__Directions for this task__: Exactly and only the lines from the one containing "What Chart.js code" through the one containing "20.3, 20.86, 21.18];" belong in your copy. Pictures do not.

begin Supplied records

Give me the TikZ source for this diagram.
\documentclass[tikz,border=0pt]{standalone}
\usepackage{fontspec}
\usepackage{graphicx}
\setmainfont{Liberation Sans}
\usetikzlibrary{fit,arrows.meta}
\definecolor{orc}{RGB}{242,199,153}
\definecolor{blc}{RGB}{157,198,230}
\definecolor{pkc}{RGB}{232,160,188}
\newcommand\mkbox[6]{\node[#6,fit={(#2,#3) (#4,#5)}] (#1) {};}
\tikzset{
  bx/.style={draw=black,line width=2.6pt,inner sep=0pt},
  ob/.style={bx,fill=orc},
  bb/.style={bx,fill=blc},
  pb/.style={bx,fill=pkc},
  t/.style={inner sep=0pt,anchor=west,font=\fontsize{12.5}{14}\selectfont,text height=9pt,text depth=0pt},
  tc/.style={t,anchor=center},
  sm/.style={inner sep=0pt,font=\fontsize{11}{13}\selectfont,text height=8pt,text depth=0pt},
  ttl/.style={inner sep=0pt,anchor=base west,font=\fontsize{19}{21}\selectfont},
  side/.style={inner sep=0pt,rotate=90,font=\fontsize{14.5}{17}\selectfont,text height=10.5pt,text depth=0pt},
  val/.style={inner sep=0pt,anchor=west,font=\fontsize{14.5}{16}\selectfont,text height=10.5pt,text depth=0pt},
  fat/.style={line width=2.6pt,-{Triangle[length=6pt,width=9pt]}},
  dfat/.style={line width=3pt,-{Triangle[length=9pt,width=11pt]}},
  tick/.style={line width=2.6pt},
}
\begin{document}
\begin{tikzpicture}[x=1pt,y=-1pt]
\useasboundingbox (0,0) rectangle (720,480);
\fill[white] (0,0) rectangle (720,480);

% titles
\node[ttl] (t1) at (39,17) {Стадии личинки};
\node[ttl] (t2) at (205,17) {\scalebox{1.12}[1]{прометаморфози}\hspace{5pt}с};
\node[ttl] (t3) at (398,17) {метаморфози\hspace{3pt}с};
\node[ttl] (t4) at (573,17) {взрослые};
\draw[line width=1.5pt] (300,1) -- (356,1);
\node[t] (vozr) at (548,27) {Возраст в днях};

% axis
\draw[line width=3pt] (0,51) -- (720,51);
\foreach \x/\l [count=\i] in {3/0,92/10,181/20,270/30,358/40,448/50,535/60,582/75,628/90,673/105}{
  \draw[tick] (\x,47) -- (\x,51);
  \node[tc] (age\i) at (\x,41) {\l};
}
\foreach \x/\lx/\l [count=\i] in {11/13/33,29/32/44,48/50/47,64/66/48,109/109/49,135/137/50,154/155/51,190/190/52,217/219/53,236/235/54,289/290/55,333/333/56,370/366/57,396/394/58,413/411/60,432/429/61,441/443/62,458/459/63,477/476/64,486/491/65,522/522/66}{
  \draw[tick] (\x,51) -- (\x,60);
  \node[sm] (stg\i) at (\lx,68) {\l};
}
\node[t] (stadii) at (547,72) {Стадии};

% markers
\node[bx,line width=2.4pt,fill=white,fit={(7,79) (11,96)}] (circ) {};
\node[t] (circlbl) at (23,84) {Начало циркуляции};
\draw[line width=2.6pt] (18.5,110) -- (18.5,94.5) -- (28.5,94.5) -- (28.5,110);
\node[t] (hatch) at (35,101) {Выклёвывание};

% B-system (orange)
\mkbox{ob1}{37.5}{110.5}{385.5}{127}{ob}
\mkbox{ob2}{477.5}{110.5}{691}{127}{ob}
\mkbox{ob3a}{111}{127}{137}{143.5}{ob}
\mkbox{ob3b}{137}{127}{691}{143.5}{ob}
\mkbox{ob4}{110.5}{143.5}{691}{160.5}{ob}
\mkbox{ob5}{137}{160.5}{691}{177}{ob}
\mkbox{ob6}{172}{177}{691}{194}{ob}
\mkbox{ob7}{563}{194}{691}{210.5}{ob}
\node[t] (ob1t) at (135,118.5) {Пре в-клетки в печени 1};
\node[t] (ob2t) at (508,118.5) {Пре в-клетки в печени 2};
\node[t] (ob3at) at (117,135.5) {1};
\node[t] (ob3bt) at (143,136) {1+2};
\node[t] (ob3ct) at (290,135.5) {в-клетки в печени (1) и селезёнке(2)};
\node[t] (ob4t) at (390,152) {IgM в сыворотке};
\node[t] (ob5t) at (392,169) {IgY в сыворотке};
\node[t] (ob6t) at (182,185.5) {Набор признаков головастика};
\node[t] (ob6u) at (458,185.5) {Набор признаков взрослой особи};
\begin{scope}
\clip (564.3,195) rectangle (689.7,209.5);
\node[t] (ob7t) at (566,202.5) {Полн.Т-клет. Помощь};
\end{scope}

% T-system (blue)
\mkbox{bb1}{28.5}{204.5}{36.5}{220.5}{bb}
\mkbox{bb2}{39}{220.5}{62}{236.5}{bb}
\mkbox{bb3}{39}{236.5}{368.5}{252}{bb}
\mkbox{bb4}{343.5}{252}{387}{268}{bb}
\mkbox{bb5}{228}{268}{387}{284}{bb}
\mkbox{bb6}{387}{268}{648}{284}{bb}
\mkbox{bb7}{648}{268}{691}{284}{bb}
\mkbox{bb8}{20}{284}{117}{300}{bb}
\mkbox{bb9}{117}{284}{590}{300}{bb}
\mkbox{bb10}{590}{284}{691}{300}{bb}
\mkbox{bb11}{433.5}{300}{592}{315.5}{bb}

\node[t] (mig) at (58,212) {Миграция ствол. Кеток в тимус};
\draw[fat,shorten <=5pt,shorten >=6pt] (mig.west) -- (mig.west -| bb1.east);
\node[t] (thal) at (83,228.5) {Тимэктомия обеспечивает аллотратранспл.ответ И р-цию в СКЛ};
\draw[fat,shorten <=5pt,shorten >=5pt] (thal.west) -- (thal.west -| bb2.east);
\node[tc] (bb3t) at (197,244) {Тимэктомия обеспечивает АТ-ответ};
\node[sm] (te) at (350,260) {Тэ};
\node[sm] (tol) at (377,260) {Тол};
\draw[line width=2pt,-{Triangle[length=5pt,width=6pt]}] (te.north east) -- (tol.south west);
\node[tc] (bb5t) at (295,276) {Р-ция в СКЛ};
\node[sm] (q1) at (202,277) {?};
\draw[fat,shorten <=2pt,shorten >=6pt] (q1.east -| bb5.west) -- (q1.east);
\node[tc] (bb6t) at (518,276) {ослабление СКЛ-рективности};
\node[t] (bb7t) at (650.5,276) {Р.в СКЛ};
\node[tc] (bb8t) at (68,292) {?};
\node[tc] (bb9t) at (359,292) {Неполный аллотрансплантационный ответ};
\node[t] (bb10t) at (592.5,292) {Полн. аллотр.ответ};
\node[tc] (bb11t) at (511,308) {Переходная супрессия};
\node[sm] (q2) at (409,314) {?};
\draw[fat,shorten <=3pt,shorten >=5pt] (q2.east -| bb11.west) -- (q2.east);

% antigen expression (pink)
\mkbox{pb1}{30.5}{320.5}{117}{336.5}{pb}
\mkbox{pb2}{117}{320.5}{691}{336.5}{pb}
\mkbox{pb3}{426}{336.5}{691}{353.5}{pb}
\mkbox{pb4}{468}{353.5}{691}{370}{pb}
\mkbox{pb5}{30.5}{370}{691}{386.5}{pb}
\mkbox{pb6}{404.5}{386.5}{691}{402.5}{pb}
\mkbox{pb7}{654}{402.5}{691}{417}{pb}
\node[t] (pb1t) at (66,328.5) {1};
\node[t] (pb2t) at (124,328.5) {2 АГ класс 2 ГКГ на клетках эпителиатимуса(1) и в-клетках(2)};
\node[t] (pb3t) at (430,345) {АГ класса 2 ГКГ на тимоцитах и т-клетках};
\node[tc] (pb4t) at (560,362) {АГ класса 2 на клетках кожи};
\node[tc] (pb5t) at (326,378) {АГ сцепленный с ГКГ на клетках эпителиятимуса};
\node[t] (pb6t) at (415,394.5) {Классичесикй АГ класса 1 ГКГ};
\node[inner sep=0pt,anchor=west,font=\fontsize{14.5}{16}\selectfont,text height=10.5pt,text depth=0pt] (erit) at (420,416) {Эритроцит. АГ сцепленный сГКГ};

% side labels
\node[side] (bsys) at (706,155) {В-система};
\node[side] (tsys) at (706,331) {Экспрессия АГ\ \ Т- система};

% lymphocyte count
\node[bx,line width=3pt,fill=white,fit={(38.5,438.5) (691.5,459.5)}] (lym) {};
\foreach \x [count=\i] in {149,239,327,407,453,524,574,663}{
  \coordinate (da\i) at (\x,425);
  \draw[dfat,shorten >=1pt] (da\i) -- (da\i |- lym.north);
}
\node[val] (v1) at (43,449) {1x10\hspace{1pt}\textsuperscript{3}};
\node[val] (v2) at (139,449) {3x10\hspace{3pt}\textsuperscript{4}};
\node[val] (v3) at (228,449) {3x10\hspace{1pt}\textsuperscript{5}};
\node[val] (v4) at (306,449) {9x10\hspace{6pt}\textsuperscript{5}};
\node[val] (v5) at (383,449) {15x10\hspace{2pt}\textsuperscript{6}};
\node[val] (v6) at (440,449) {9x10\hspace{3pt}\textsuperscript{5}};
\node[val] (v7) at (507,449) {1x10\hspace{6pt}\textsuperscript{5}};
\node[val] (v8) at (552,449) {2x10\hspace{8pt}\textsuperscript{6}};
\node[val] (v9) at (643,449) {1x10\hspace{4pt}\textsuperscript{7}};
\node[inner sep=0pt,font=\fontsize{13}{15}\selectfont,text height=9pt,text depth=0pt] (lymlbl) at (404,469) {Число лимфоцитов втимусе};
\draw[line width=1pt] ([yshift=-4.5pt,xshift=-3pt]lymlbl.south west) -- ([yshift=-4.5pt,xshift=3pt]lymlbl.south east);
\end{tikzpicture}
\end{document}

end Supplied records
begin Supplied records

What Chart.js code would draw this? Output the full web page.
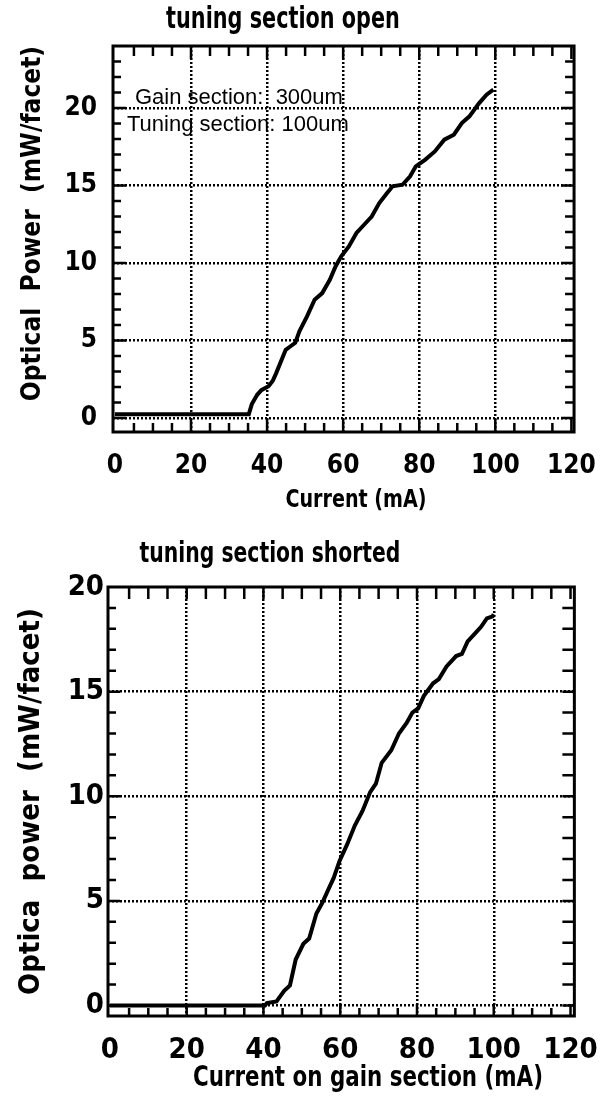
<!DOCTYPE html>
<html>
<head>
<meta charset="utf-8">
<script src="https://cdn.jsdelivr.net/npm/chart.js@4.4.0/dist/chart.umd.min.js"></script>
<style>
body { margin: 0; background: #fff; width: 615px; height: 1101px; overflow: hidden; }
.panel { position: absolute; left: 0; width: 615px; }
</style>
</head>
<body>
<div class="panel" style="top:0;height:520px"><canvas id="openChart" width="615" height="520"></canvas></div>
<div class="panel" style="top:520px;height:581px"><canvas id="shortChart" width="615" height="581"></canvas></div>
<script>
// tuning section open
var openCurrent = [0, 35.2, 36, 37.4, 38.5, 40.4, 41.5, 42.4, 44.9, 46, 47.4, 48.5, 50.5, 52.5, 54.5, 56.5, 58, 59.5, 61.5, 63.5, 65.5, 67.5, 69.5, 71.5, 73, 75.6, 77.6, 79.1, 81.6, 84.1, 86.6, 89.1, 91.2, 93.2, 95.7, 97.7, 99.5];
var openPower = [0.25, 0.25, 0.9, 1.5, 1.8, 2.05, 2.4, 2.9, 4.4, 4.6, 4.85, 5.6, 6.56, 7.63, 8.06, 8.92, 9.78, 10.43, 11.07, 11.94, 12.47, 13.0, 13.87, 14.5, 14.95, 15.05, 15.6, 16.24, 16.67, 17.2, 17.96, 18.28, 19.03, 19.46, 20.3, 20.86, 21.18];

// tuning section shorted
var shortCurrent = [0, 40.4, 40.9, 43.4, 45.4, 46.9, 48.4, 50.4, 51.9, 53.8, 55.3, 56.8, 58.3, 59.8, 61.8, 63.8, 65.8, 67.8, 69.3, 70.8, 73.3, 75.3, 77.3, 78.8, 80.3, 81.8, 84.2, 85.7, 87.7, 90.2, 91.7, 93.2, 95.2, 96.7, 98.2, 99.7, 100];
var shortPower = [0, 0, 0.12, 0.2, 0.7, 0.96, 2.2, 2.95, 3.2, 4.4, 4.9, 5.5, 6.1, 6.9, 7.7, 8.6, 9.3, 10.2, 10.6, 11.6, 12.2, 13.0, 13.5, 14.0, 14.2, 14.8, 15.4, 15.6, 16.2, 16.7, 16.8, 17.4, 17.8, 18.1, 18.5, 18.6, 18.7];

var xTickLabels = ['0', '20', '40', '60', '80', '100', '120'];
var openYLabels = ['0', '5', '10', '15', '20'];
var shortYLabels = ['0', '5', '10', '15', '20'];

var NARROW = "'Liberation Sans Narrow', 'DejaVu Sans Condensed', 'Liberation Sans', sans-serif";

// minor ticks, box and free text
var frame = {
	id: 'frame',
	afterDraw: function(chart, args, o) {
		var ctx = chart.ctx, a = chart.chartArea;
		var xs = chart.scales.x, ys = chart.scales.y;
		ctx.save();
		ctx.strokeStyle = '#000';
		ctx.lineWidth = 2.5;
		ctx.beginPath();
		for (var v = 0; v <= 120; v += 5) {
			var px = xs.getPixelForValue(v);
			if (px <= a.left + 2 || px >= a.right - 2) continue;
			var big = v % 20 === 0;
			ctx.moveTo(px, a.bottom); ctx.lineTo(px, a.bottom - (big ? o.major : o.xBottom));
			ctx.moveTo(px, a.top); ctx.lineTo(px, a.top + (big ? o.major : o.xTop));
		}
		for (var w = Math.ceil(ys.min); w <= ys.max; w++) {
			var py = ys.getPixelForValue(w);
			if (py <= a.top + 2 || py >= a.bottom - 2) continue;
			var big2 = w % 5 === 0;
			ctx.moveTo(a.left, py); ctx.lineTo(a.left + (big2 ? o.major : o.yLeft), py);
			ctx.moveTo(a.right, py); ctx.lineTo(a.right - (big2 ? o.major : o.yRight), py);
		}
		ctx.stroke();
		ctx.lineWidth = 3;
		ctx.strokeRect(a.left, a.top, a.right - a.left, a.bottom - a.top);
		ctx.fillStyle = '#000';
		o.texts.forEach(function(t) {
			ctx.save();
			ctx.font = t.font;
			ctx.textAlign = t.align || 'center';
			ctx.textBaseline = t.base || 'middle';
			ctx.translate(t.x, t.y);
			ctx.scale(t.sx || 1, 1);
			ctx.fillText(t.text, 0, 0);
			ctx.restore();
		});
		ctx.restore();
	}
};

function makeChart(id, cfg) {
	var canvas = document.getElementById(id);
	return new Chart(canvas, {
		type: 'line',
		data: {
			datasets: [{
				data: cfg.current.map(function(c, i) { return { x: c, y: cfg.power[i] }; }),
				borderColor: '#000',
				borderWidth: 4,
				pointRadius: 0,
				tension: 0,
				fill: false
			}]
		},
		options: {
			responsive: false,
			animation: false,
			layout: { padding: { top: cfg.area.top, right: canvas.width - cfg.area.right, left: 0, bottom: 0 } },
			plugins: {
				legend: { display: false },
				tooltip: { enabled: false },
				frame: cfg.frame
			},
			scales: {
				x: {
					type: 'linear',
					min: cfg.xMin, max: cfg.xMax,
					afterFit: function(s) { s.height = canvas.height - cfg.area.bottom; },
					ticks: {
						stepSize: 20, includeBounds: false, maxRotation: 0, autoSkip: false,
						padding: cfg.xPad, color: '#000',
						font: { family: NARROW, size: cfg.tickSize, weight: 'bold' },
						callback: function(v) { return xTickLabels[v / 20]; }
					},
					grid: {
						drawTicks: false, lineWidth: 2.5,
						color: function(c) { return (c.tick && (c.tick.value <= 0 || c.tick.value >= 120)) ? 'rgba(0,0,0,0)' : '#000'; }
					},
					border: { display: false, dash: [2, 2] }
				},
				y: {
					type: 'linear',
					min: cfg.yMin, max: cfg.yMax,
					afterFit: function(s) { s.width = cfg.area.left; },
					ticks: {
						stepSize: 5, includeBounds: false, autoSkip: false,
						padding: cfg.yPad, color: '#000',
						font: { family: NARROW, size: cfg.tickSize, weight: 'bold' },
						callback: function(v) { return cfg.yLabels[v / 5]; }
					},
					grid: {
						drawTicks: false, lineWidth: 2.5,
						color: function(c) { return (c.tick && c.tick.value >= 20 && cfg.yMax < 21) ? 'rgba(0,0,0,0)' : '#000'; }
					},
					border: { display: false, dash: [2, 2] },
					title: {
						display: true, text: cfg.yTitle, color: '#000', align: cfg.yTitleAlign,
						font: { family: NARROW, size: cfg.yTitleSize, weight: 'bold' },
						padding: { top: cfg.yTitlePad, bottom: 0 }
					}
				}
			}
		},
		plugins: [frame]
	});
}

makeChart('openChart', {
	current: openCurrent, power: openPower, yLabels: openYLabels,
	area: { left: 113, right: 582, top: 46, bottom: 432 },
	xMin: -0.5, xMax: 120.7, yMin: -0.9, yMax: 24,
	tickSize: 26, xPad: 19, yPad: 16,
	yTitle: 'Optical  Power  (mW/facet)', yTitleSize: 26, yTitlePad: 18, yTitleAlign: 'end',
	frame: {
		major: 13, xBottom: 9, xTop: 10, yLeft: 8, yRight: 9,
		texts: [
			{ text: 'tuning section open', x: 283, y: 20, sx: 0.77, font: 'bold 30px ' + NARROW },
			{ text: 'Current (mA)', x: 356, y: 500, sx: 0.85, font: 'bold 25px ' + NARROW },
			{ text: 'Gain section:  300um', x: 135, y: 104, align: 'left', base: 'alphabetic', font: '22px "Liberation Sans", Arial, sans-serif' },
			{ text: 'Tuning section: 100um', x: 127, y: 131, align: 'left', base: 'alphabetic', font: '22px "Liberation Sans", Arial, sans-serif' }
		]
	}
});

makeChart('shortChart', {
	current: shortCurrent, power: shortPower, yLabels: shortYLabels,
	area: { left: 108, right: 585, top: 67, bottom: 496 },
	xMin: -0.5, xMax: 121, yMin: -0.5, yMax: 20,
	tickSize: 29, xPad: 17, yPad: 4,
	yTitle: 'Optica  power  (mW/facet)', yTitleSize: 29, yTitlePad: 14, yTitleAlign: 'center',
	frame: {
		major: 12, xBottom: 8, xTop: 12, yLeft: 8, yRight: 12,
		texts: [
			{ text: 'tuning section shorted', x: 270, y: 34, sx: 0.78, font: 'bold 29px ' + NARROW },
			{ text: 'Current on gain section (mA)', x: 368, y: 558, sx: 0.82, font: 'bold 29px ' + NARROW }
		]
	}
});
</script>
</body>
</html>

end Supplied records
begin Supplied records

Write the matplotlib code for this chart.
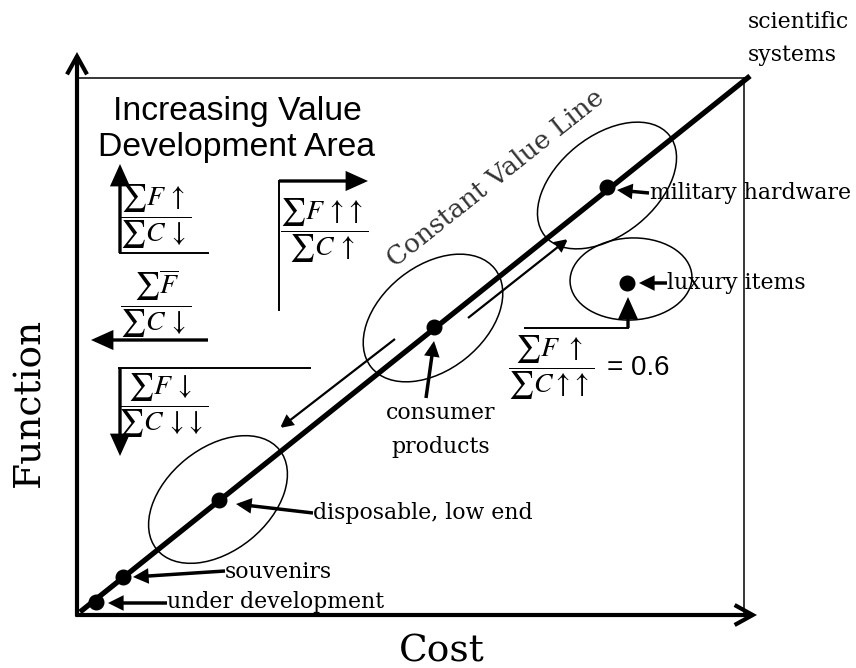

end Supplied records

__Result of this exercise__:
What Chart.js code would draw this? Output the full web page.
<!DOCTYPE html>
<html>
<head>
<meta charset="utf-8">
<script src="https://cdn.jsdelivr.net/npm/chart.js@4.4.0/dist/chart.umd.min.js"></script>
<style>
body { margin: 0; background: #fff; width: 615px; height: 1101px; overflow: hidden; }
.panel { position: absolute; left: 0; width: 615px; }
</style>
</head>
<body>
<div class="panel" style="top:0;height:520px"><canvas id="openChart" width="615" height="520"></canvas></div>
<div class="panel" style="top:520px;height:581px"><canvas id="shortChart" width="615" height="581"></canvas></div>
<script>
// tuning section open
var openCurrent = [0, 35.2, 36, 37.4, 38.5, 40.4, 41.5, 42.4, 44.9, 46, 47.4, 48.5, 50.5, 52.5, 54.5, 56.5, 58, 59.5, 61.5, 63.5, 65.5, 67.5, 69.5, 71.5, 73, 75.6, 77.6, 79.1, 81.6, 84.1, 86.6, 89.1, 91.2, 93.2, 95.7, 97.7, 99.5];
var openPower = [0.25, 0.25, 0.9, 1.5, 1.8, 2.05, 2.4, 2.9, 4.4, 4.6, 4.85, 5.6, 6.56, 7.63, 8.06, 8.92, 9.78, 10.43, 11.07, 11.94, 12.47, 13.0, 13.87, 14.5, 14.95, 15.05, 15.6, 16.24, 16.67, 17.2, 17.96, 18.28, 19.03, 19.46, 20.3, 20.86, 21.18];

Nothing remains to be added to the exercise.